4.      Fig. 4 presents the experimental study for estimating the dielectric constant with specific holes distention and size, it would be helpful to add future explanations for how can you estimate the dielectric constant before manufacturing in form of tables with some numbers like with x holes and D size we have this dielectric constant and so on as it can be seen in this lens design [2].
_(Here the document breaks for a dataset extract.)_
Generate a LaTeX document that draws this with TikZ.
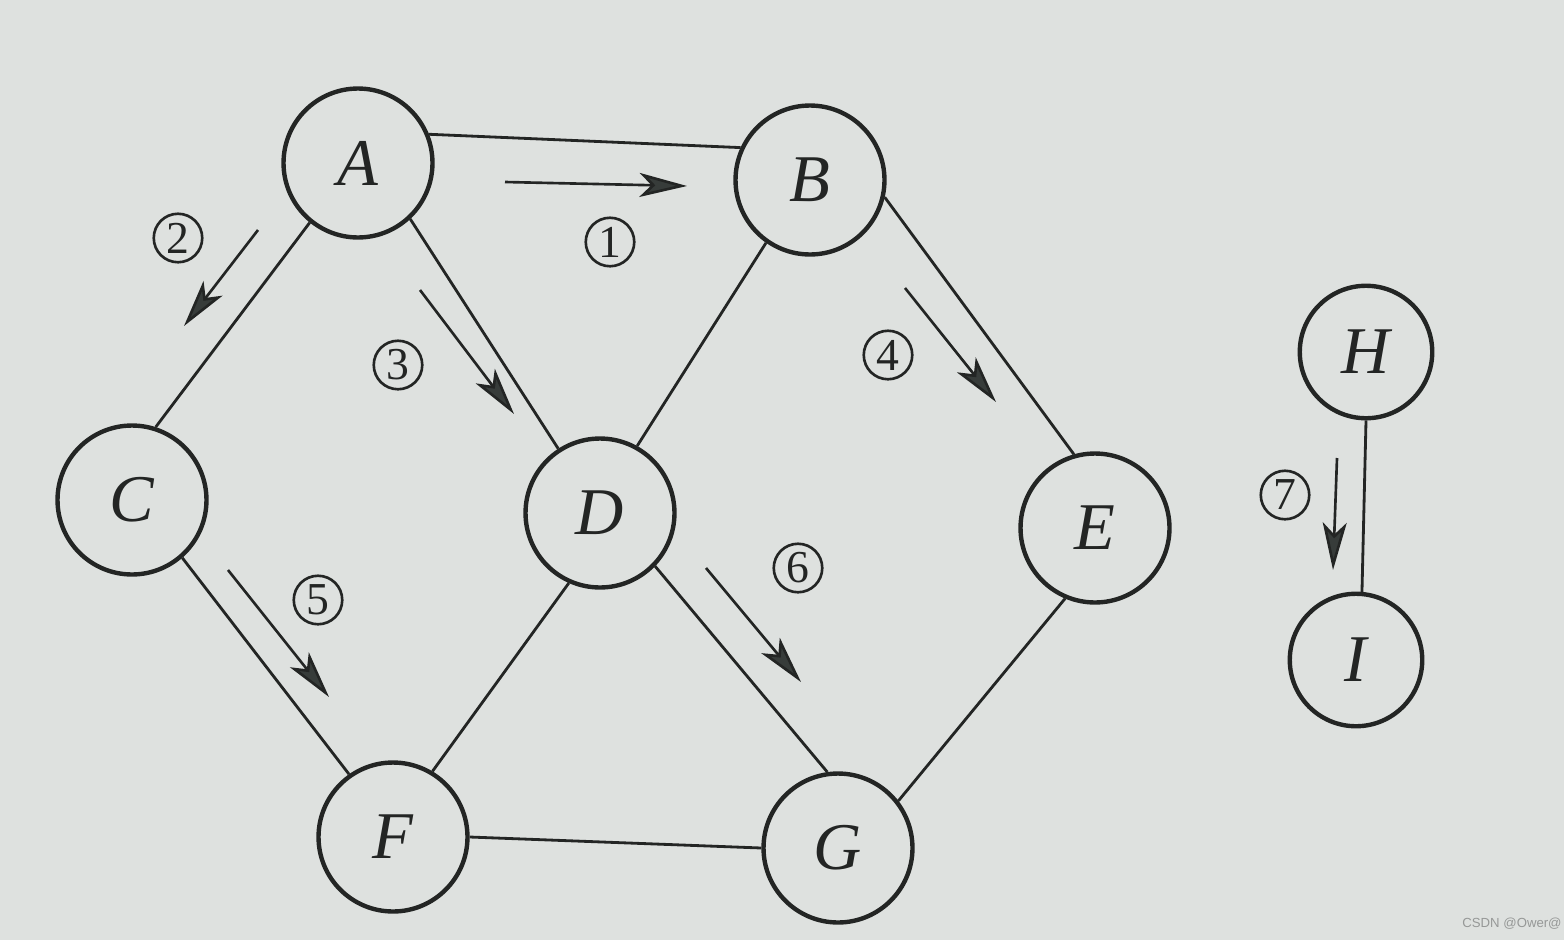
\documentclass[tikz,border=0pt]{standalone}
\usepackage{fontspec}
\setmainfont{Liberation Serif}
\newfontfamily\wmfont{Liberation Sans}
\usetikzlibrary{arrows.meta}
\definecolor{bg}{RGB}{222,225,223}
\definecolor{ink}{RGB}{35,37,36}
\definecolor{head}{RGB}{55,60,58}
\definecolor{wm}{RGB}{150,152,151}
\tikzset{
  vert/.style={circle, draw=ink, line width=2.5pt, minimum size=2.98cm, inner sep=0pt,
    font=\fontsize{38}{38}\selectfont\itshape, text=ink},
  svert/.style={vert, minimum size=2.65cm},
  edge/.style={draw=ink, line width=1.6pt},
  order/.style={draw=ink, line width=1.5pt, -{Stealth[length=0.95cm, width=0.48cm, inset=0.24cm, fill=head]}},
  num/.style={circle, draw=ink, line width=1.5pt, minimum size=0.97cm, inner sep=0pt,
    font=\fontsize{26}{26}\selectfont, text=ink}
}
\begin{document}
\begin{tikzpicture}[x=0.02cm, y=-0.02cm]
\fill[bg] (0,0) rectangle (1564,940);
\useasboundingbox (0,0) rectangle (1564,940);

\node[vert] (A) at (358,163) {A};
\node[vert] (B) at (810,180) {B};
\node[vert] (C) at (132,500) {C};
\node[vert] (D) at (600,513) {D};
\node[vert] (E) at (1095,528) {E};
\node[vert] (F) at (393,837) {F};
\node[vert] (G) at (838,848) {G};
\node[svert] (H) at (1366,352) {H};
\node[svert] (I) at (1356,660) {I};

\draw[edge] (A.22) -- (B.155);
\draw[edge] (A.231) -- (C.72);
\draw[edge] (A.313) -- (D.123);
\draw[edge] (B.235) -- (D.61);
\draw[edge] (B.347) -- (E.106);
\draw[edge] (C.311) -- (F.125);
\draw[edge] (D.246) -- (F.59);
\draw[edge] (D.316) -- (G.98);
\draw[edge] (E.247) -- (G.38);
\draw[edge] (F.0) -- (G.180);
\draw[edge] (H.270) -- (I.85);

\coordinate (s1) at (505,182); \coordinate (t1) at (687,186);
\coordinate (s2) at (258,230); \coordinate (t2) at (184,326);
\coordinate (s3) at (420,290); \coordinate (t3) at (514,414);
\coordinate (s4) at (905,288); \coordinate (t4) at (996,402);
\coordinate (s5) at (228,570); \coordinate (t5) at (329,697);
\coordinate (s6) at (706,568); \coordinate (t6) at (801,682);
\coordinate (s7) at (1337,458); \coordinate (t7) at (1333,570);
\draw[order] (s1) -- (t1);
\draw[order] (s2) -- (t2);
\draw[order] (s3) -- (t3);
\draw[order] (s4) -- (t4);
\draw[order] (s5) -- (t5);
\draw[order] (s6) -- (t6);
\draw[order] (s7) -- (t7);

\node[num] (n1) at (610,242) {1};
\node[num] (n2) at (178,238) {2};
\node[num] (n3) at (398,365) {3};
\node[num] (n4) at (888,355) {4};
\node[num] (n5) at (318,600) {5};
\node[num] (n6) at (798,568) {6};
\node[num] (n7) at (1285,495) {7};

\node[text=wm, font=\wmfont\fontsize{7.5}{8}\selectfont] (wmk) at (1512,924) {CSDN @Ower@};
\end{tikzpicture}
\end{document}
[2] S. Zhang, R. Arya, S. Pandey, Y. Vardaxoglou, W. Whittow, and R. Mittra, "3D‐printed planar graded index lenses." IET Microwaves, Antennas & Propagation 10.13 (2016): 1411-1419.

 

5.      On page 1, lines 40-42, when the authors discussed the plating of 3D printed antennas and said that it would affect only the higher frequencies, this is not technically true in all cases. In the 1^st part, yes, at higher frequencies, the surface roughness will cause losses and this effect will increase with increasing frequency. However, similarly, there is another important factor which is the effect of metal resistive losses on the gain [3] which will increase with decreasing the frequencies. And will be dominant at lower frequencies where the skin depth of the plating layer can be larger than its achieved thickness unless multiple metal-plating processes are involved to guarantee a thick metal layer.
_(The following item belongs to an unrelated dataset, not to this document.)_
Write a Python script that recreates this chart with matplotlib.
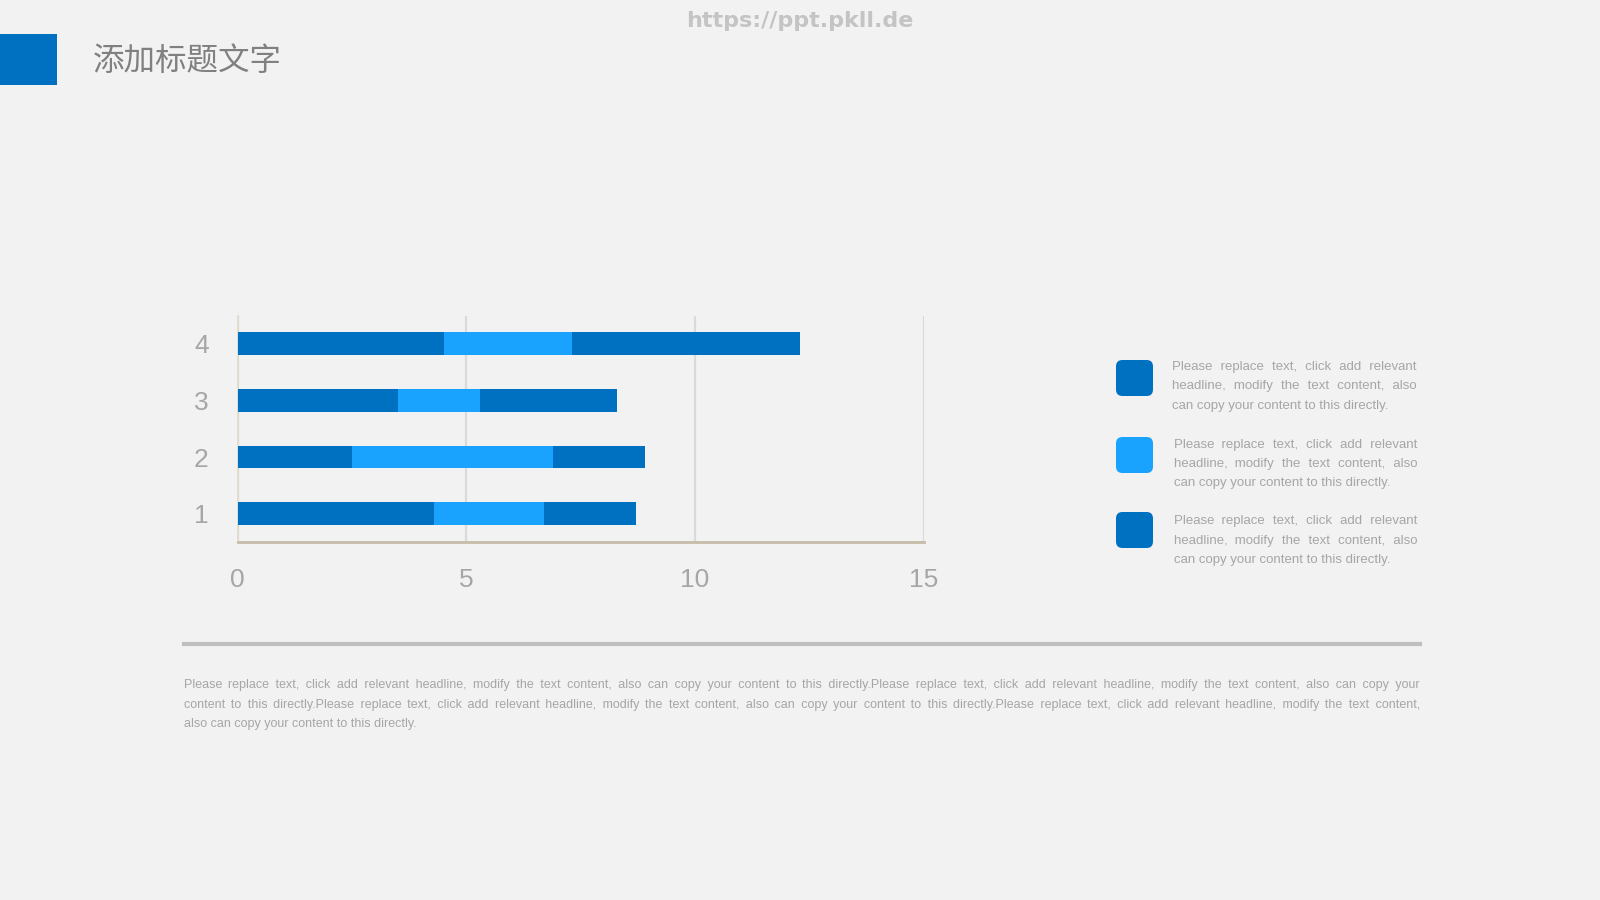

[3] E. R. Brown, K. A. Abdalmalak and W. Zhang, "Effect of Metal Resistive Losses on the Gain of a THz Planar Spiral Antenna," 2020 14th European Conference on Antennas and Propagation (EuCAP), 2020, pp. 1-4, doi: 10.23919/EuCAP48036.2020.9135409.

  

6.      Quantitative comparisons with some other dielectric lenses in form of a table in the last section would be helpful to highlight the contribution of the proposed lens. You can include the main terms like lens diameter, length (in terms of the wavelength), improved gain (or the obtained one), and ease of manufacturing.

Author Response

We appreciate the reviewer's invaluable comments to revise this manuscript. We've tried our best to address all the reviewer's comments accordingly in the response letter and the revised manuscript. Please see the attached PDF. 
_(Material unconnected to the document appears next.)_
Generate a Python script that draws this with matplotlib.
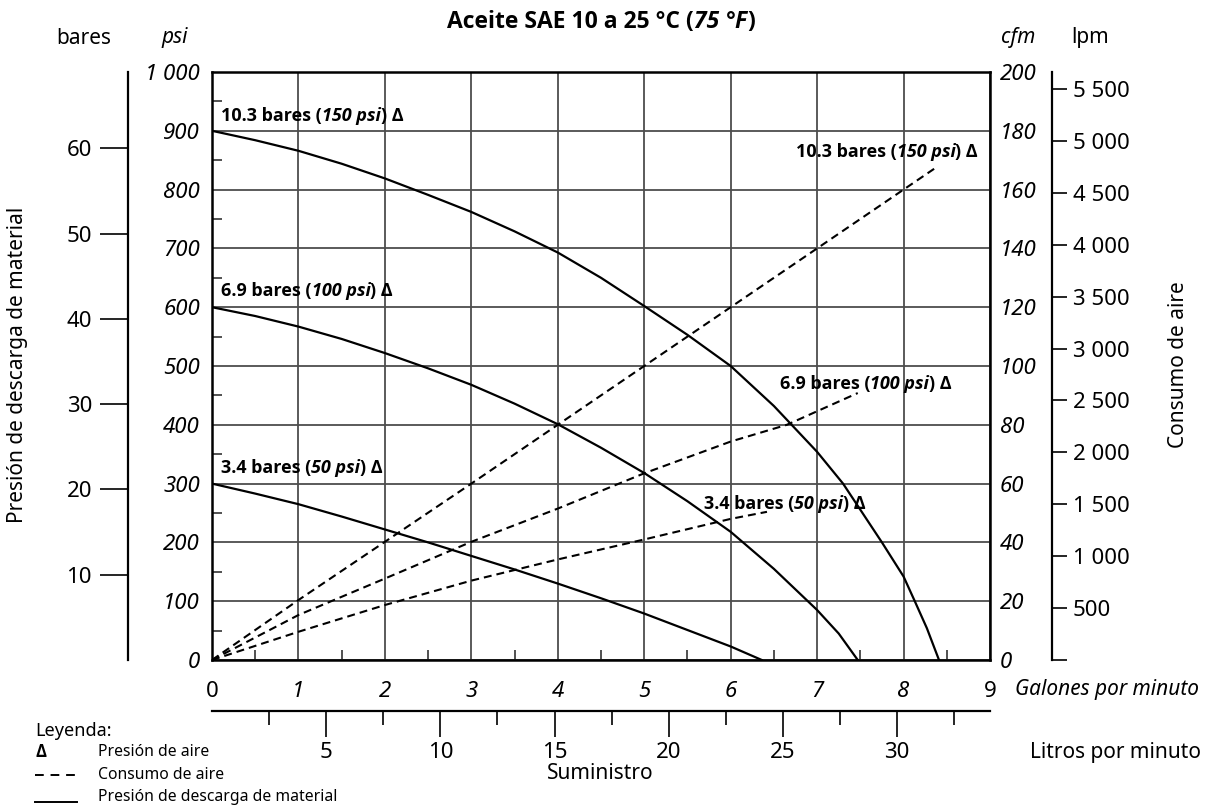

Author Response File: Author Response.pdf

Reviewer 2 Report

Motivation and impact for using high loss material 3d printing on getting such small improvement is interesting, however not big achievement in the field. 3d itself is over value technique, and results are quite obvious for engineers. All recent lens studies are not reviewed. I cannot see high benefits in general to read this paper, but it presents common level demonstrator and engineering work.

Author Response

We appreciate the reviewer's invaluable comments to revise this manuscript. We've tried our best to address all the reviewer's comments accordingly in the response letter and the revised manuscript. Please see the attached PDF. 

Author Response File: Author Response.pdf

Reviewer 3 Report

See the attachment

Comments for author File: Comments.pdf

Author Response

We appreciate the reviewer's invaluable comments to revise this manuscript. We've tried our best to address all the reviewer's comments accordingly in the response letter and the revised manuscript. Please see the attached PDF. 

Author Response File: Author Response.pdf

Round 2

Reviewer 1 Report

The authors successfully addressed all the comments by highlighting the contribution with the added quantitative comparisons and the modified studies. Hence, I believe that the paper level is enhanced significantly after the revision and I recommend the acceptance. Only some final minor edits are needed such as in Fig. 4 and Table 1 where they are split into 2 pages.